5 Minutes with Judith Goldberg

“We identified risk factors for breast cancer that have held the test of time and estimated the benefits of screening on mortality.”

Published in

Center for Data Science

3 min readMar 28, 2018

Judith D. Goldberg, a Center for Data Science Affiliated Faculty Member, is a Professor of Biostatistics in NYU Langone Medical Center’s Departments of Population Health and Department of Environmental Medicine. She graduated with a Sc.D. from Harvard in 1972 and has held leadership positions at Bristol Meyers Squibb and Lederle Laboratories, was an Associate Professor at Mount Sinai School of Medicine, and began her career as a statistician at the Health Insurance Plan of Greater New York. She was Founding Director of the Division of Biostatistics at NYU Langone from 1999 to 2013. Her research has focused on statistical methods for the evaluation of screening and diagnostic tests, design and analysis of clinical trials, observational studies, and more. Her collaborative research crosses areas from oncology to cardiovascular disease. She is a Fellow of the AAAS and of the American Statistical Association and received the 2015 Janet L. Norwood Award for Outstanding Achievement by a Woman in the Statistical Sciences and the 2016 Lagakos Outstanding Alumni Award from the Harvard TC Chan School of Public Health.

1. In your own research, how has data science enabled new ways of detecting, preventing, and treating disease?

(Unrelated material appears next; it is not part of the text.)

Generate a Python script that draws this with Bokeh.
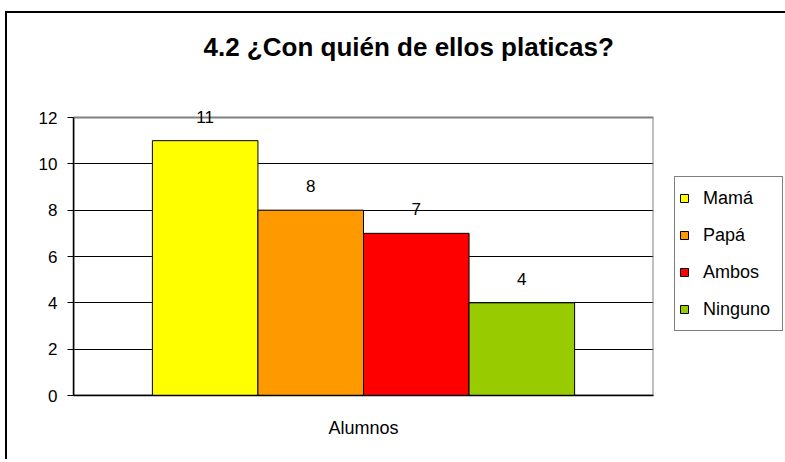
from bokeh.plotting import figure
from bokeh.models import (ColumnDataSource, FactorRange, Range1d, FixedTicker, Legend,
                          LegendItem, Title, BoxAnnotation)
from bokeh.transform import dodge
from bokeh.embed import file_html
from bokeh.resources import INLINE
from bokeh.core.properties import value

title_text = "4.2 ¿Con quién de ellos platicas?"
category = ["Alumnos"]
series = ["Mamá", "Papá", "Ambos", "Ninguno"]
counts = [11, 8, 7, 4]
colors = ["#FFFF00", "#FF9900", "#FF0000", "#99CC00"]
y_ticks = [0, 2, 4, 6, 8, 10, 12]
grid_ticks = [2, 4, 6, 8, 10]
y_max = 12

FONT = "Liberation Sans"
FRAME_H = 294
px_per_unit = 278 / 12.0
y_end = FRAME_H / px_per_unit  # headroom above 12 so the value labels are not clipped

p = figure(x_range=FactorRange(*category, range_padding=0), y_range=Range1d(0, y_end),
           frame_width=580, frame_height=FRAME_H, output_backend="svg", toolbar_location=None,
           min_border_left=66, min_border_right=132, min_border_top=88, min_border_bottom=64)
p.styles = {"margin-left": "5px", "margin-top": "11px",
            "border-left": "2px solid black", "border-top": "2px solid black"}

# spacer between title and plot area
p.add_layout(Title(text=" ", text_font_size="34px", standoff=0), "above")

p.title.text = title_text
p.title.align = "left"
p.title.offset = 130
p.title.text_font = FONT
p.title.text_font_size = "26px"
p.title.text_font_style = "bold"
p.title.text_color = "black"
p.title.standoff = 0

p.outline_line_color = None
p.background_fill_color = "white"
p.border_fill_color = "white"

# plot-area border (gray) from 0 to 12
box = BoxAnnotation(bottom=0, top=y_max, fill_alpha=0, line_color="#808080", line_alpha=1,
                    line_width=2, level="underlay")
p.add_layout(box)

p.xgrid.grid_line_color = None
p.ygrid.ticker = FixedTicker(ticks=grid_ticks)
p.ygrid.grid_line_color = "black"
p.ygrid.grid_line_width = 1

p.yaxis.ticker = FixedTicker(ticks=y_ticks)
p.yaxis.bounds = (0, y_max)
p.yaxis.axis_line_color = "black"
p.yaxis.axis_line_width = 1.5
p.yaxis.major_tick_out = 6
p.yaxis.major_tick_in = 0
p.yaxis.minor_tick_line_color = None
p.yaxis.major_label_text_font = FONT
p.yaxis.major_label_text_font_size = "17px"
p.yaxis.major_label_text_color = "black"
p.yaxis.major_label_standoff = 10

p.xaxis.axis_line_color = "black"
p.xaxis.axis_line_width = 1.5
p.xaxis.major_tick_line_color = None
p.xaxis.minor_tick_line_color = None
p.xaxis.major_label_text_font = FONT
p.xaxis.major_label_text_font_size = "18px"
p.xaxis.major_label_text_color = "black"
p.xaxis.major_label_standoff = 16

bar_w = 0.182
items = []
for i, (s, c, col) in enumerate(zip(series, counts, colors)):
    src = ColumnDataSource(dict(x=category, top=[c], lbl=[str(c)]))
    off = (i - 1.5) * bar_w
    r = p.vbar(x=dodge("x", off, range=p.x_range), top="top", width=bar_w, source=src,
               fill_color=col, line_color="black", line_width=1)
    p.text(x=dodge("x", off, range=p.x_range), y="top", text="lbl", source=src,
           text_align="center", text_baseline="middle", y_offset=-24,
           text_font=value(FONT), text_font_size="17px", text_color="black")
    items.append(LegendItem(label=s, renderers=[r]))

legend = Legend(items=items, location=(21, 64))
legend.border_line_color = "black"
legend.border_line_width = 1
legend.background_fill_color = "white"
legend.background_fill_alpha = 1
legend.glyph_width = 10
legend.glyph_height = 10
legend.label_text_font = FONT
legend.label_text_font_size = "18px"
legend.label_text_color = "black"
legend.label_standoff = 14
legend.label_width = 75
legend.padding = 4
legend.spacing = 3
legend.label_height = 34
legend.margin = 0
p.add_layout(legend, "right")

open("out.html", "w").write(file_html(p, INLINE))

I include statistics as a key component of data science. The explosion of data from multiple sources, much of which results from new high throughput technologies that allow us to evaluate genetic components of disease incidence and prognosis has expanded what we can incorporate into clinical trials and observational studies. In particular, the computational advances in data science allow the analysis of gene expression data, proteomics, metabolomics, and other technologies, and the integration and analysis of data across multiple databases as well as data mining for exploratory analyses. The integration across all of these types of data allow us to develop models that could enhance the prediction of disease occurrence and outcomes. The potential to develop personalized treatments and prevention strategies for patients is now a possibility.

2. Your recently published research includes a series of collaborative papers that evaluate radiation therapy regimens in patients with early breast cancer and immunotherapy in breast cancer patients. Could you tell us more about that?

This research, in collaboration with radiation oncologists and medical oncologists, led to the identification of improvements in radiotherapy techniques that reduced the long term risks of heart and lung damage from radiotherapy with no loss of efficacy. In addition, in a series of treatment trials in breast cancer, we evaluated immunotherapy for treatment of breast cancer and incorporated the evaluation of immunologic and genetic markers, something that is now possible with the available high throughput technologies and computational platforms. In this research, we also developed some statistical approaches to allow us to to use systematic missing at random (SMAR) study designs that incorporate data from multiple domains using subsamples of the total study population to minimize costs.

3. Have you seen your research positively impact patients or the public in a way that has inspired you?

I was fortunate in my first position to be responsible for the analysis of the data that resulted from the Health Insurance Plan of Greater New York Breast Cancer Screening Study. We identified risk factors for breast cancer that have held the test of time and estimated the benefits of screening on mortality. This landmark study led to the widespread use of mammography for the early detection of breast cancer.

4. What types of emerging data are you most excited to explore, and in what ways do you anticipate these new types of data will improve health practice and policy?

The ability to design studies that incorporate data from multiple domains to develop integrated analyses that help us develop personalized treatments and to identify individuals at risk of disease is really exciting to me. To envision combining different types of data at the individual and group and population levels to develop new insights for policy and practice based new approaches to analysis at the interface of statistics and computing is the future.